In a commentary in advance of Putin’s
meeting with Obama and speech to the UN General Assembly, Russian journalist
Semyon Novoprudsky says that these are momentous times for Putin because “never
since the end of the USSR have the political positions of a Russian president
in the world been so weak” (nr2.com.ua/News/politics_and_society/Generalnaya-assambleya-OON-posledniy-shans-Putina-spasti-sebya-107030.html).

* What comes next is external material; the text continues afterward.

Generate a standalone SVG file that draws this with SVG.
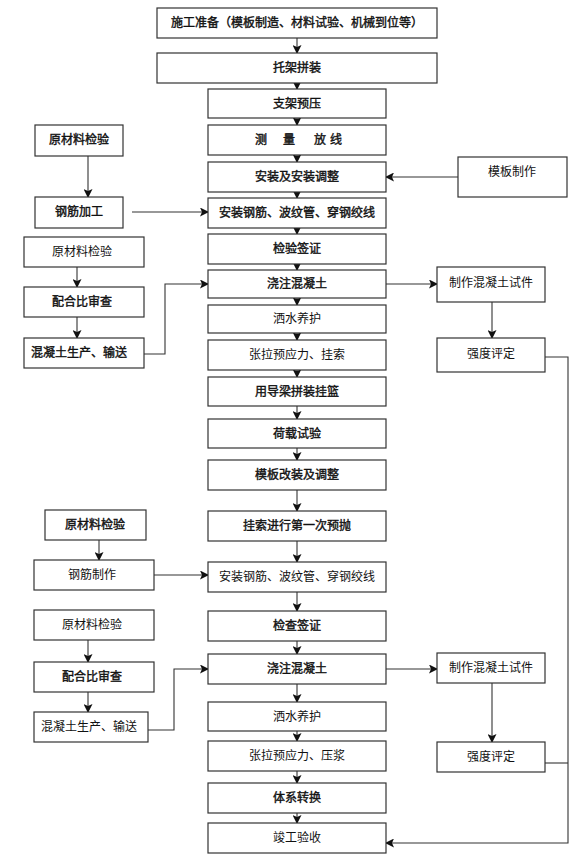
<svg xmlns="http://www.w3.org/2000/svg" width="585" height="855" viewBox="0 0 585 855">
<style>
.box{fill:#fff;stroke:#333;stroke-width:1.2}
.t{font-family:"Noto Sans CJK SC","Noto Sans",sans-serif;font-size:12px;fill:#111;text-anchor:middle}
.b{stroke:#111;stroke-width:0.4}
.ln{fill:none;stroke:#333;stroke-width:1.1}
</style>
<defs>
<marker id="ah" markerWidth="9" markerHeight="9" refX="8" refY="4.5" orient="auto" markerUnits="userSpaceOnUse">
<path d="M0,0 L9,4.5 L0,9 L2,4.5 z" fill="#111"/>
</marker>
</defs>
<rect width="585" height="855" fill="#fff"/>
<g id="connectors">
<path class="ln" d="M297,38 V53" marker-end="url(#ah)"/>
<path class="ln" d="M297,83 V89" marker-end="url(#ah)"/>
<path class="ln" d="M297,118 V125" marker-end="url(#ah)"/>
<path class="ln" d="M297,155 V162" marker-end="url(#ah)"/>
<path class="ln" d="M297,192 V198" marker-end="url(#ah)"/>
<path class="ln" d="M297,228 V234" marker-end="url(#ah)"/>
<path class="ln" d="M297,264 V270" marker-end="url(#ah)"/>
<path class="ln" d="M297,298 V305" marker-end="url(#ah)"/>
<path class="ln" d="M297,333 V340" marker-end="url(#ah)"/>
<path class="ln" d="M297,370 V377" marker-end="url(#ah)"/>
<path class="ln" d="M297,406 V419" marker-end="url(#ah)"/>
<path class="ln" d="M297,448 V460" marker-end="url(#ah)"/>
<path class="ln" d="M297,490 V511" marker-end="url(#ah)"/>
<path class="ln" d="M297,541 V562" marker-end="url(#ah)"/>
<path class="ln" d="M297,592 V611" marker-end="url(#ah)"/>
<path class="ln" d="M297,641 V654" marker-end="url(#ah)"/>
<path class="ln" d="M297,684 V702" marker-end="url(#ah)"/>
<path class="ln" d="M297,731 V741" marker-end="url(#ah)"/>
<path class="ln" d="M297,771 V783" marker-end="url(#ah)"/>
<path class="ln" d="M297,813 V823" marker-end="url(#ah)"/>
<path class="ln" d="M88,156 V197" marker-end="url(#ah)"/>
<path class="ln" d="M132,212 H208" marker-end="url(#ah)"/>
<path class="ln" d="M458,177 H386" marker-end="url(#ah)"/>
<path class="ln" d="M77,267 V287" marker-end="url(#ah)"/>
<path class="ln" d="M77,317 V338" marker-end="url(#ah)"/>
<path class="ln" d="M132,354 H165 V284 H208" marker-end="url(#ah)"/>
<path class="ln" d="M383,284 H437" marker-end="url(#ah)"/>
<path class="ln" d="M492,302 V338" marker-end="url(#ah)"/>
<path class="ln" d="M545,357 H568 V843 H386" marker-end="url(#ah)"/>
<path class="ln" d="M99,540 V560" marker-end="url(#ah)"/>
<path class="ln" d="M154,575 H208" marker-end="url(#ah)"/>
<path class="ln" d="M88,640 V662" marker-end="url(#ah)"/>
<path class="ln" d="M88,692 V712" marker-end="url(#ah)"/>
<path class="ln" d="M142,730 H174 V669 H208" marker-end="url(#ah)"/>
<path class="ln" d="M383,669 H437" marker-end="url(#ah)"/>
<path class="ln" d="M492,683 V742" marker-end="url(#ah)"/>
<path class="ln" d="M545,763 H568"/>
</g>
<g id="n1"><rect class="box" x="157" y="8" width="280" height="30"/><text class="t b" x="297" y="27">施工准备（模板制造、材料试验、机械到位等）</text></g>
<g id="n2"><rect class="box" x="157" y="53" width="280" height="30"/><text class="t b" x="297" y="72">托架拼装</text></g>
<g id="n3"><rect class="box" x="208" y="89" width="178" height="29"/><text class="t b" x="297" y="108">支架预压</text></g>
<g id="n4"><rect class="box" x="208" y="125" width="178" height="30"/><text class="t b" style="text-anchor:start" x="255 283 314 330" y="144">测量放线</text></g>
<g id="n5"><rect class="box" x="208" y="162" width="178" height="30"/><text class="t b" x="297" y="181">安装及安装调整</text></g>
<g id="n6"><rect class="box" x="208" y="198" width="178" height="30"/><text class="t b" x="297" y="217">安装钢筋、波纹管、穿钢绞线</text></g>
<g id="n7"><rect class="box" x="208" y="234" width="178" height="30"/><text class="t b" x="297" y="253">检验签证</text></g>
<g id="n8"><rect class="box" x="208" y="270" width="178" height="28"/><text class="t b" x="297" y="288">浇注混凝土</text></g>
<g id="n9"><rect class="box" x="208" y="305" width="178" height="28"/><text class="t" x="297" y="323">洒水养护</text></g>
<g id="n10"><rect class="box" x="208" y="340" width="178" height="30"/><text class="t" x="297" y="359">张拉预应力、挂索</text></g>
<g id="n11"><rect class="box" x="208" y="377" width="178" height="29"/><text class="t b" x="297" y="396">用导梁拼装挂篮</text></g>
<g id="n12"><rect class="box" x="208" y="419" width="178" height="29"/><text class="t b" x="297" y="438">荷载试验</text></g>
<g id="n13"><rect class="box" x="208" y="460" width="178" height="30"/><text class="t b" x="297" y="479">模板改装及调整</text></g>
<g id="n14"><rect class="box" x="208" y="511" width="178" height="30"/><text class="t b" x="297" y="530">挂索进行第一次预抛</text></g>
<g id="n15"><rect class="box" x="208" y="562" width="178" height="30"/><text class="t" x="297" y="581">安装钢筋、波纹管、穿钢绞线</text></g>
<g id="n16"><rect class="box" x="208" y="611" width="178" height="30"/><text class="t b" x="297" y="630">检查签证</text></g>
<g id="n17"><rect class="box" x="208" y="654" width="178" height="30"/><text class="t b" x="297" y="673">浇注混凝土</text></g>
<g id="n18"><rect class="box" x="208" y="702" width="178" height="29"/><text class="t" x="297" y="721">洒水养护</text></g>
<g id="n19"><rect class="box" x="208" y="741" width="178" height="30"/><text class="t" x="297" y="760">张拉预应力、压浆</text></g>
<g id="n20"><rect class="box" x="208" y="783" width="178" height="30"/><text class="t b" x="297" y="802">体系转换</text></g>
<g id="n21"><rect class="box" x="208" y="823" width="178" height="30"/><text class="t" x="297" y="842">竣工验收</text></g>
<g id="l1"><rect class="box" x="35" y="125" width="88" height="31"/><text class="t b" x="79" y="144">原材料检验</text></g>
<g id="l2"><rect class="box" x="35" y="197" width="88" height="31"/><text class="t b" x="79" y="216">钢筋加工</text></g>
<g id="l3"><rect class="box" x="24" y="237" width="120" height="30"/><text class="t" x="82" y="256">原材料检验</text></g>
<g id="l4"><rect class="box" x="24" y="287" width="120" height="30"/><text class="t b" x="82" y="306">配合比审查</text></g>
<g id="l5"><rect class="box" x="24" y="338" width="120" height="30"/><text class="t b" x="79" y="357">混凝土生产、输送</text></g>
<g id="l6"><rect class="box" x="45" y="510" width="101" height="30"/><text class="t b" x="95" y="529">原材料检验</text></g>
<g id="l7"><rect class="box" x="34" y="560" width="120" height="30"/><text class="t" x="92" y="579">钢筋制作</text></g>
<g id="l8"><rect class="box" x="34" y="610" width="120" height="30"/><text class="t" x="92" y="629">原材料检验</text></g>
<g id="l9"><rect class="box" x="34" y="662" width="120" height="30"/><text class="t b" x="92" y="681">配合比审查</text></g>
<g id="l10"><rect class="box" x="34" y="712" width="114" height="30"/><text class="t" x="89" y="731">混凝土生产、输送</text></g>
<g id="r1"><rect class="box" x="458" y="157" width="109" height="40"/><text class="t" x="512" y="176">模板制作</text></g>
<g id="r2"><rect class="box" x="437" y="267" width="108" height="35"/><text class="t" x="491" y="287">制作混凝土试件</text></g>
<g id="r3"><rect class="box" x="437" y="338" width="108" height="34"/><text class="t" x="491" y="358">强度评定</text></g>
<g id="r4"><rect class="box" x="437" y="653" width="108" height="30"/><text class="t" x="491" y="672">制作混凝土试件</text></g>
<g id="r5"><rect class="box" x="437" y="742" width="108" height="30"/><text class="t" x="491" y="761">强度评定</text></g>
</svg>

Whatever he and his supporters
think, Putin has “outplayed himself” and “weakened Russia, whose role in the international
economy has already fallen below three percent of the total and continues to
decline. Countries with such economic potential even if they have nuclear
weapons cannot play the role of world gendarmes,” even if some in Moscow “dream”
of this.
The wars the Soviet Union carried
out far from its borders were attacks, but Russia “in Ukraine and now in Syria
is conducting a deeply defense war with a single goal: to make it so that the current
Russian regime can regime in power as long as possible,” even if that results
in the destruction of the Russian economy.
Given this desperate situation, Putin
will be prepared to sacrifice anything, including Bashar Asad, if that is the
price of saving himself. His policies have led to the expulsion of Russia from the
G-8, a reduction in its role in the G-20, the collapse of trade with China and
of the ruble, and the elimination of the opportunity for Russian firms to get
loans in the West.
“Russia,” Novoprudsky continues, “is
in political and partially in economic isolation,” and despite what some think,
it won’t escape that if prices for oil go up. That is because Russia’s crisis
is “not economic but political,” the “direct result of Russia’s efforts” to use
foreign expansion to mask internal collapse.
Putin has to hope that his calls for
an international coalition against ISIS will gain him support and allow him to
come back into the international fold because “any independent military actions
by Russia in Syria will lead to new sanctions” and the situation of the Russian
economy will become even worse.
In this situation, Putin will use
chauvinist propaganda to keep his population in line and fear to ensure that
the elites around him will remain loyal. He doesn’t have any other resources,
whatever he may think. But he will do whatever he thinks necessary to remain in
power because above all Putin is afraid of “repeating the fate of other
presidents who have been overthrown.”